Во время очередного разговора, спустя два месяца, Женя внезапно без всякого понуждения снова вспомнила о писательских усилиях отца.
Молитвы
— Спасибо тебе, что ты отца не забываешь. Я очень хочу, чтобы ты реализовал замысел и оставил, хотя бы для наших детей, эту историю. Жаль, если она погибнет. Отец мечтал стать писателем. Да, мечтал! Почему им овладела эта мечта — не знаю точно. Но думаю, что здесь немалую роль сыграла мифическая связь с Эренбургом. В бурные дни 56-го после съезда партии, когда я по распределению уехала в Казахстан, он буквально расцвел без моего иронического и дезинфицирующего воздействия. И однажды добился успеха. Пусть только всетомского. Написал прозаическое произведение, которому дал название «Портянки». О молодом парне, который погиб в колхозе. Я тебе лучше напишу историю этого рассказа, а то по телефону страшно говорить, еще кто-нибудь подслушает и донесет. У нас здесь все доносят на всех.

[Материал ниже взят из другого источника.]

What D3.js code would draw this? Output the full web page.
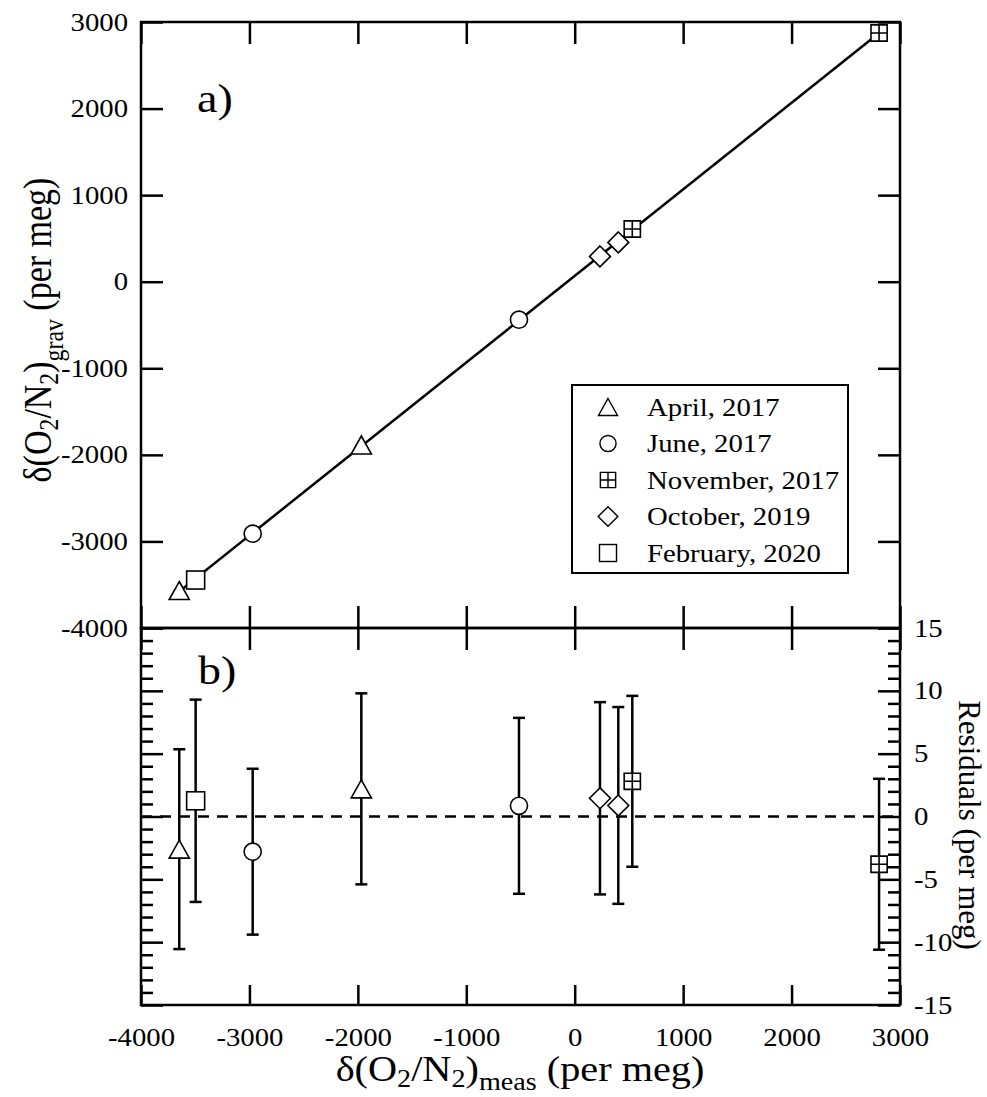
<!DOCTYPE html>
<html>
<head>
<meta charset="utf-8">
<script src="https://cdn.jsdelivr.net/npm/d3@7"></script>
<style>
  html, body { margin: 0; padding: 0; background: #fff; }
  svg { display: block; }
  text { font-family: "Liberation Serif", "Times New Roman", serif; fill: #000; }
</style>
</head>
<body>
<svg id="chart" width="987" height="1097"></svg>
<script>
// ---------- DATA ----------
const seriesNames = ["April, 2017", "June, 2017", "November, 2017", "October, 2019", "February, 2020"];
const seriesSymbols = ["triangle", "circle", "plussquare", "diamond", "square"];

const aprilMeas = [-3647, -1968];
const aprilGrav = [-3567, -1886];
const aprilResid = [-2.6, 2.2];
const aprilErr = [7.95, 7.6];

const juneMeas = [-2970, -514];
const juneGrav = [-2911, -439];
const juneResid = [-2.8, 0.85];
const juneErr = [6.6, 7.0];

const novMeas = [531, 2807];
const novGrav = [609, 2873];
const novResid = [2.8, -3.8];
const novErr = [6.8, 6.8];

const octMeas = [233, 402];
const octGrav = [292, 454];
const octResid = [1.45, 0.88];
const octErr = [7.65, 7.83];

const febMeas = [-3496];
const febGrav = [-3446];
const febResid = [1.25];
const febErr = [8.05];

const fitMeas = [-3647, 2807];
const fitGrav = [-3578, 2873];

const xTicks = [-4000, -3000, -2000, -1000, 0, 1000, 2000, 3000];
const yTopTicks = [-4000, -3000, -2000, -1000, 0, 1000, 2000, 3000];
const yBotMajor = [-15, -10, -5, 0, 5, 10, 15];
const yBotMinor = d3.range(-15, 16, 1).filter(v => v % 5 !== 0);

// ---------- LAYOUT ----------
const L = 141, R = 900, T = 22, MID = 628, B = 1005;
const SX = 1.15; // horizontal glyph stretch
const FONT = 25;
const fmt = d => String(d); // plain hyphen-minus as in the reference

const svg = d3.select("#chart");
svg.append("rect").attr("width", 987).attr("height", 1097).attr("fill", "#fff");

const x = d3.scaleLinear().domain([-4000, 3000]).range([L, R]);
const yTop = d3.scaleLinear().domain([-4000, 3000]).range([MID, T]);
const yBot = d3.scaleLinear().domain([-15, 15]).range([B, MID]);

const series = [
  {name: seriesNames[0], sym: seriesSymbols[0], meas: aprilMeas, grav: aprilGrav, resid: aprilResid, err: aprilErr},
  {name: seriesNames[1], sym: seriesSymbols[1], meas: juneMeas, grav: juneGrav, resid: juneResid, err: juneErr},
  {name: seriesNames[2], sym: seriesSymbols[2], meas: novMeas, grav: novGrav, resid: novResid, err: novErr},
  {name: seriesNames[3], sym: seriesSymbols[3], meas: octMeas, grav: octGrav, resid: octResid, err: octErr},
  {name: seriesNames[4], sym: seriesSymbols[4], meas: febMeas, grav: febGrav, resid: febResid, err: febErr}
];

function stretchText(sel) {
  sel.each(function() {
    const t = d3.select(this);
    const xx = +(t.attr("x") || 0);
    t.attr("x", 0).attr("transform", `translate(${xx},0) scale(${SX},1)`);
  });
}

function styleAxis(g) {
  g.select(".domain").remove();
  g.selectAll(".tick line").attr("stroke", "#000").attr("stroke-width", 2.5);
  g.selectAll("text").attr("font-size", FONT).attr("font-family", "'Liberation Serif', 'Times New Roman', serif").attr("fill", "#000");
}

// ---------- TOP PANEL AXES ----------
const gTop = svg.append("g");
gTop.append("g").attr("transform", `translate(${L},0)`)
  .call(d3.axisLeft(yTop).tickValues(yTopTicks).tickSizeInner(-22).tickSizeOuter(0).tickPadding(13).tickFormat(fmt))
  .call(styleAxis).call(g => stretchText(g.selectAll("text")));
gTop.append("g").attr("transform", `translate(${R},0)`)
  .call(d3.axisRight(yTop).tickValues(yTopTicks).tickSizeInner(-22).tickSizeOuter(0).tickFormat(""))
  .call(styleAxis);
gTop.append("g").attr("transform", `translate(0,${T})`)
  .call(d3.axisTop(x).tickValues(xTicks).tickSizeInner(-22).tickSizeOuter(0).tickFormat(""))
  .call(styleAxis);
gTop.append("g").attr("transform", `translate(0,${MID})`)
  .call(d3.axisBottom(x).tickValues(xTicks).tickSizeInner(-22).tickSizeOuter(0).tickFormat(""))
  .call(styleAxis);

// ---------- BOTTOM PANEL AXES ----------
const gBot = svg.append("g");
gBot.append("g").attr("transform", `translate(0,${MID})`)
  .call(d3.axisTop(x).tickValues(xTicks).tickSizeInner(-22).tickSizeOuter(0).tickFormat(""))
  .call(styleAxis);
gBot.append("g").attr("transform", `translate(0,${B})`)
  .call(d3.axisBottom(x).tickValues(xTicks).tickSizeInner(-20).tickSizeOuter(0).tickPadding(23).tickFormat(fmt))
  .call(styleAxis).call(g => stretchText(g.selectAll("text")));
gBot.append("g").attr("transform", `translate(${L},0)`)
  .call(d3.axisLeft(yBot).tickValues(yBotMajor).tickSizeInner(-22).tickSizeOuter(0).tickFormat(""))
  .call(styleAxis);
gBot.append("g").attr("transform", `translate(${L},0)`)
  .call(d3.axisLeft(yBot).tickValues(yBotMinor).tickSizeInner(-12).tickSizeOuter(0).tickFormat(""))
  .call(styleAxis);
gBot.append("g").attr("transform", `translate(${R},0)`)
  .call(d3.axisRight(yBot).tickValues(yBotMajor).tickSizeInner(-22).tickSizeOuter(0).tickPadding(14).tickFormat(fmt))
  .call(styleAxis).call(g => stretchText(g.selectAll("text")));
gBot.append("g").attr("transform", `translate(${R},0)`)
  .call(d3.axisRight(yBot).tickValues(yBotMinor).tickSizeInner(-12).tickSizeOuter(0).tickFormat(""))
  .call(styleAxis);

// frames
svg.append("rect").attr("x", L).attr("y", T).attr("width", R - L).attr("height", MID - T)
  .attr("fill", "none").attr("stroke", "#000").attr("stroke-width", 2.5);
svg.append("rect").attr("x", L).attr("y", MID).attr("width", R - L).attr("height", B - MID)
  .attr("fill", "none").attr("stroke", "#000").attr("stroke-width", 2.5);

// ---------- SYMBOLS ----------
function drawSymbol(g, type, cx, cy, s, sw) {
  const h = s / 2;
  let el;
  if (type === "circle") {
    el = g.append("circle").attr("cx", cx).attr("cy", cy).attr("r", h * 0.95);
  } else if (type === "triangle") {
    const w = s * 1.12, ht = s;
    el = g.append("path").attr("d", `M${cx},${cy - ht / 2}L${cx + w / 2},${cy + ht / 2}L${cx - w / 2},${cy + ht / 2}Z`);
  } else if (type === "square") {
    el = g.append("rect").attr("x", cx - h).attr("y", cy - h).attr("width", s).attr("height", s);
  } else if (type === "diamond") {
    const d = s * 0.58;
    el = g.append("path").attr("d", `M${cx},${cy - d}L${cx + d},${cy}L${cx},${cy + d}L${cx - d},${cy}Z`);
  } else if (type === "plussquare") {
    const q = s * 0.45;
    el = g.append("path").attr("d", `M${cx - q},${cy - q}H${cx + q}V${cy + q}H${cx - q}Z M${cx},${cy - q}V${cy + q} M${cx - q},${cy}H${cx + q}`);
  }
  el.attr("fill", "#fff").attr("stroke", "#000").attr("stroke-width", sw);
}

// ---------- TOP PANEL MARKS ----------
const gTopMarks = svg.append("g");
gTopMarks.append("line")
  .attr("x1", x(fitMeas[0])).attr("y1", yTop(fitGrav[0]))
  .attr("x2", x(fitMeas[1])).attr("y2", yTop(fitGrav[1]))
  .attr("stroke", "#000").attr("stroke-width", 2.5);
series.forEach(s => {
  s.meas.forEach((m, i) => drawSymbol(gTopMarks, s.sym, x(m), yTop(s.grav[i]), 18, 1.6));
});

// ---------- BOTTOM PANEL MARKS ----------
const gBotMarks = svg.append("g");
gBotMarks.append("line")
  .attr("x1", x(-4000)).attr("x2", x(3000))
  .attr("y1", yBot(0)).attr("y2", yBot(0))
  .attr("stroke", "#000").attr("stroke-width", 2.5).attr("stroke-dasharray", "11,8");
series.forEach(s => {
  s.meas.forEach((m, i) => {
    const cx = x(m), lo = yBot(s.resid[i] - s.err[i]), hi = yBot(s.resid[i] + s.err[i]);
    gBotMarks.append("line").attr("x1", cx).attr("x2", cx).attr("y1", lo).attr("y2", hi)
      .attr("stroke", "#000").attr("stroke-width", 2.5);
    [lo, hi].forEach(yy => gBotMarks.append("line").attr("x1", cx - 6).attr("x2", cx + 6).attr("y1", yy).attr("y2", yy)
      .attr("stroke", "#000").attr("stroke-width", 2.5));
  });
});
series.forEach(s => {
  s.meas.forEach((m, i) => drawSymbol(gBotMarks, s.sym, x(m), yBot(s.resid[i]), 18, 1.6));
});

// ---------- LEGEND ----------
const lg = svg.append("g");
lg.append("rect").attr("x", 572).attr("y", 385).attr("width", 276).attr("height", 188)
  .attr("fill", "#fff").attr("stroke", "#000").attr("stroke-width", 2);
series.forEach((s, i) => {
  const cy = 407 + i * 36.5;
  drawSymbol(lg, s.sym, 608, cy, 17, 1.4);
  lg.append("text").attr("transform", `translate(647,${cy}) scale(${SX},1)`)
    .attr("dy", "0.35em").attr("font-size", FONT).text(s.name);
});

// ---------- LABELS ----------
function richText(g, tx, ty, rot, size, parts, sx) {
  const t = g.append("text")
    .attr("transform", `translate(${tx},${ty}) scale(${sx},1) rotate(${rot})`)
    .attr("text-anchor", "middle").attr("font-size", size);
  let cur = 0;
  parts.forEach(p => {
    const off = p.sub || 0;
    const ts = t.append("tspan").text(p.t);
    if (p.sub) ts.attr("font-size", size * 0.7);
    const dy = off - cur;
    if (dy !== 0) ts.attr("dy", dy);
    cur = off;
  });
  return t;
}

richText(svg, 520, 1081, 0, 35, [
  {t: "δ(O"}, {t: "2", sub: 6}, {t: "/N"}, {t: "2", sub: 6}, {t: ")"}, {t: "meas", sub: 9}, {t: " (per meg)"}
], SX);
richText(svg, 51, 330, -90, 34, [
  {t: "δ(O"}, {t: "2", sub: 6}, {t: "/N"}, {t: "2", sub: 6}, {t: ")"}, {t: "grav", sub: 10}, {t: " (per meg)"}
], SX);
richText(svg, 959, 825, 90, 31, [{t: "Residuals (per meg)"}], 1.0);

svg.append("text").attr("transform", `translate(197,112) scale(${SX},1)`).attr("font-size", 40).text("a)");
svg.append("text").attr("transform", `translate(198,684) scale(${SX},1)`).attr("font-size", 40).text("b)");
</script>
</body>
</html>
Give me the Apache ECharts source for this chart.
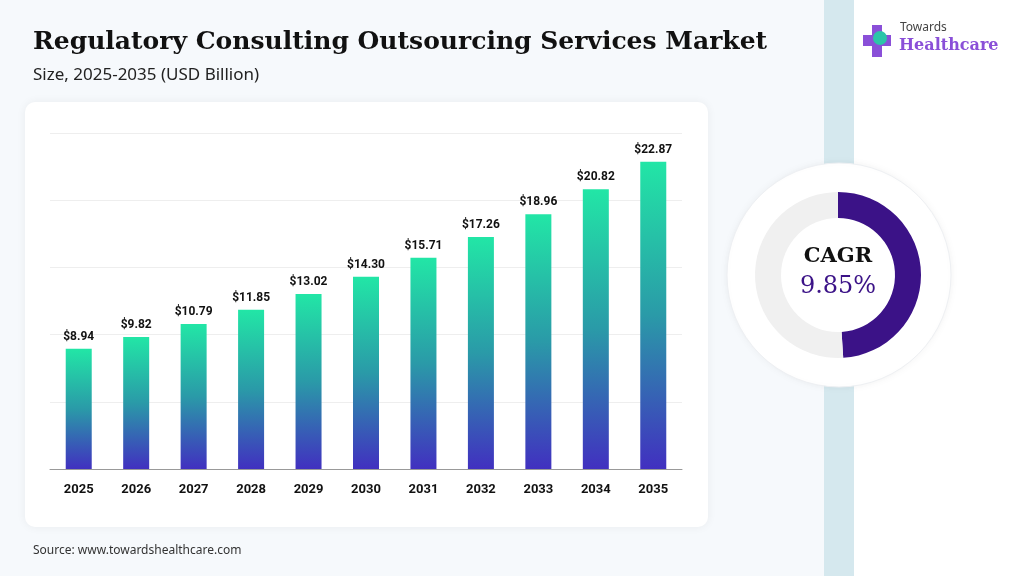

В последних словах — вся Женя, с ее детской наивностью, прошлыми и нынешними страхами, правдивостью, открытостью и добротой. Тогда же успела она сквозь треск разрядов и гигантское расстояние прошелестеть:
— Если хочешь — оставь мою фамилию. Вряд ли я доживу до выхода твоей книги в свет. А я так мечтаю тебе помочь и каждый день молюсь за тебя и за то, чтобы ты добился успеха. Ты уже его добился. Я знаю, я понимаю. Тебя поддержал Твардовский. И «Пани Юлишка» вещь замечательная, просто замечательная. Но я мечтаю, чтобы ты добился большего, хотя отдаю себе отчет, что для этого в нашей стране надо совершать другие телодвижения, на которые ты, слава Богу, неспособен. А так — напиши про нас все, все, все! И что было за углом твоего дома на улице Дзержинского и в Роще. Я тебе разрешаю. Напиши все, все, все!